-- START OF Information supplied --
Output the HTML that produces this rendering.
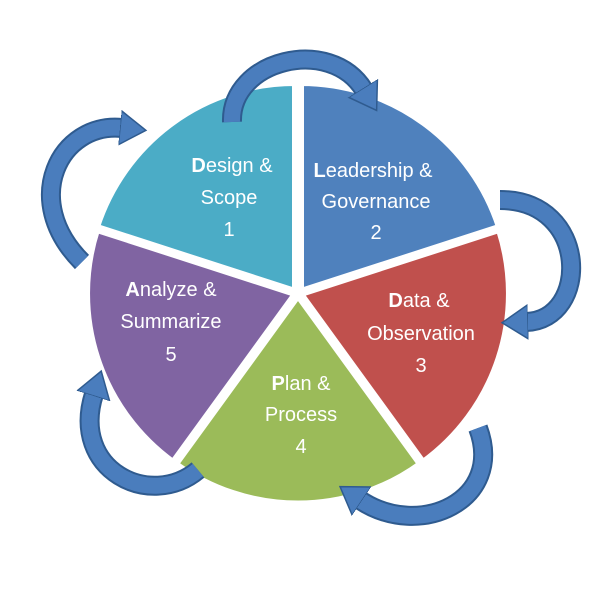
<!DOCTYPE html>
<html><head><meta charset="utf-8"><style>
html,body{margin:0;padding:0;background:#fff;}
svg{display:block;}
text{font-family:"Liberation Sans",sans-serif;font-size:20px;fill:#fff;text-anchor:middle;}
</style></head><body>
<svg width="600" height="600" viewBox="0 0 600 600" xmlns="http://www.w3.org/2000/svg">
<defs>
<marker id="ah" markerUnits="userSpaceOnUse" markerWidth="44" markerHeight="44" refX="2" refY="18" orient="auto">
<path d="M0,1 L26,18 L0,35 Z" fill="#4a7dbd" stroke="#2f5b8f" stroke-width="1.5"/>
</marker>
</defs>
<g transform="translate(298,292)" stroke="#fff" stroke-width="6" stroke-linejoin="miter">
<path d="M0,0 L0,-208 A208,208 0 0 1 198,-64 Z" fill="#4f81bd" transform="translate(3,-1)"/>
<path d="M0,0 L198,-64 A208,208 0 0 1 122,168 Z" fill="#c0504d" transform="translate(3,2)"/>
<path d="M0,0 L122,168 A208,208 0 0 1 -122,168 Z" fill="#9bbb59" transform="translate(0,4)"/>
<path d="M0,0 L-122,168 A208,208 0 0 1 -198,-64 Z" fill="#8064a2" transform="translate(-3,2)"/>
<path d="M0,0 L-198,-64 A208,208 0 0 1 0,-208 Z" fill="#4bacc6" transform="translate(-3,-1)"/>
</g>
<g fill="none" stroke-linecap="butt">
<g stroke="#2f5b8f" stroke-width="20">
<path d="M232 122 C230 60,330 35,364 90"/>
<path d="M500 200 C590 200,590 320,526 322"/>
<path d="M478 428 C505 500,420 540,360 500"/>
<path d="M198 470 C150 510,70 470,94 394"/>
<path d="M82 262 C20 200,60 122,122 128"/>
</g>
<g stroke="#4a7dbd" stroke-width="16">
<path d="M232 122 C230 60,330 35,364 90" marker-end="url(#ah)"/>
<path d="M500 200 C590 200,590 320,526 322" marker-end="url(#ah)"/>
<path d="M478 428 C505 500,420 540,360 500" marker-end="url(#ah)"/>
<path d="M198 470 C150 510,70 470,94 394" marker-end="url(#ah)"/>
<path d="M82 262 C20 200,60 122,122 128" marker-end="url(#ah)"/>
</g>
</g>
<text x="232" y="172"><tspan font-weight="bold">D</tspan>esign &amp;</text>
<text x="229" y="204">Scope</text>
<text x="229" y="236">1</text>
<text x="373" y="177"><tspan font-weight="bold">L</tspan>eadership &amp;</text>
<text x="376" y="208">Governance</text>
<text x="376" y="239">2</text>
<text x="419" y="307"><tspan font-weight="bold">D</tspan>ata &amp;</text>
<text x="421" y="340">Observation</text>
<text x="421" y="372">3</text>
<text x="301" y="390"><tspan font-weight="bold">P</tspan>lan &amp;</text>
<text x="301" y="421">Process</text>
<text x="301" y="453">4</text>
<text x="171" y="296"><tspan font-weight="bold">A</tspan>nalyze &amp;</text>
<text x="171" y="328">Summarize</text>
<text x="171" y="361">5</text>
</svg>
</body></html>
-- END OF Information supplied --
** What is asked **
Skipping the pictures, transcribe each line above exactly as it appears.

** The response **
Output the HTML that produces this rendering.
<!DOCTYPE html>
<html><head><meta charset="utf-8"><style>
html,body{margin:0;padding:0;background:#fff;}
svg{display:block;}
text{font-family:"Liberation Sans",sans-serif;font-size:20px;fill:#fff;text-anchor:middle;}
</style></head><body>
<svg width="600" height="600" viewBox="0 0 600 600" xmlns="http://www.w3.org/2000/svg">
<defs>
<marker id="ah" markerUnits="userSpaceOnUse" markerWidth="44" markerHeight="44" refX="2" refY="18" orient="auto">
<path d="M0,1 L26,18 L0,35 Z" fill="#4a7dbd" stroke="#2f5b8f" stroke-width="1.5"/>
</marker>
</defs>
<g transform="translate(298,292)" stroke="#fff" stroke-width="6" stroke-linejoin="miter">
<path d="M0,0 L0,-208 A208,208 0 0 1 198,-64 Z" fill="#4f81bd" transform="translate(3,-1)"/>
<path d="M0,0 L198,-64 A208,208 0 0 1 122,168 Z" fill="#c0504d" transform="translate(3,2)"/>
<path d="M0,0 L122,168 A208,208 0 0 1 -122,168 Z" fill="#9bbb59" transform="translate(0,4)"/>
<path d="M0,0 L-122,168 A208,208 0 0 1 -198,-64 Z" fill="#8064a2" transform="translate(-3,2)"/>
<path d="M0,0 L-198,-64 A208,208 0 0 1 0,-208 Z" fill="#4bacc6" transform="translate(-3,-1)"/>
</g>
<g fill="none" stroke-linecap="butt">
<g stroke="#2f5b8f" stroke-width="20">
<path d="M232 122 C230 60,330 35,364 90"/>
<path d="M500 200 C590 200,590 320,526 322"/>
<path d="M478 428 C505 500,420 540,360 500"/>
<path d="M198 470 C150 510,70 470,94 394"/>
<path d="M82 262 C20 200,60 122,122 128"/>
</g>
<g stroke="#4a7dbd" stroke-width="16">
<path d="M232 122 C230 60,330 35,364 90" marker-end="url(#ah)"/>
<path d="M500 200 C590 200,590 320,526 322" marker-end="url(#ah)"/>
<path d="M478 428 C505 500,420 540,360 500" marker-end="url(#ah)"/>
<path d="M198 470 C150 510,70 470,94 394" marker-end="url(#ah)"/>
<path d="M82 262 C20 200,60 122,122 128" marker-end="url(#ah)"/>
</g>
</g>
<text x="232" y="172"><tspan font-weight="bold">D</tspan>esign &amp;</text>
<text x="229" y="204">Scope</text>
<text x="229" y="236">1</text>
<text x="373" y="177"><tspan font-weight="bold">L</tspan>eadership &amp;</text>
<text x="376" y="208">Governance</text>
<text x="376" y="239">2</text>
<text x="419" y="307"><tspan font-weight="bold">D</tspan>ata &amp;</text>
<text x="421" y="340">Observation</text>
<text x="421" y="372">3</text>
<text x="301" y="390"><tspan font-weight="bold">P</tspan>lan &amp;</text>
<text x="301" y="421">Process</text>
<text x="301" y="453">4</text>
<text x="171" y="296"><tspan font-weight="bold">A</tspan>nalyze &amp;</text>
<text x="171" y="328">Summarize</text>
<text x="171" y="361">5</text>
</svg>
</body></html>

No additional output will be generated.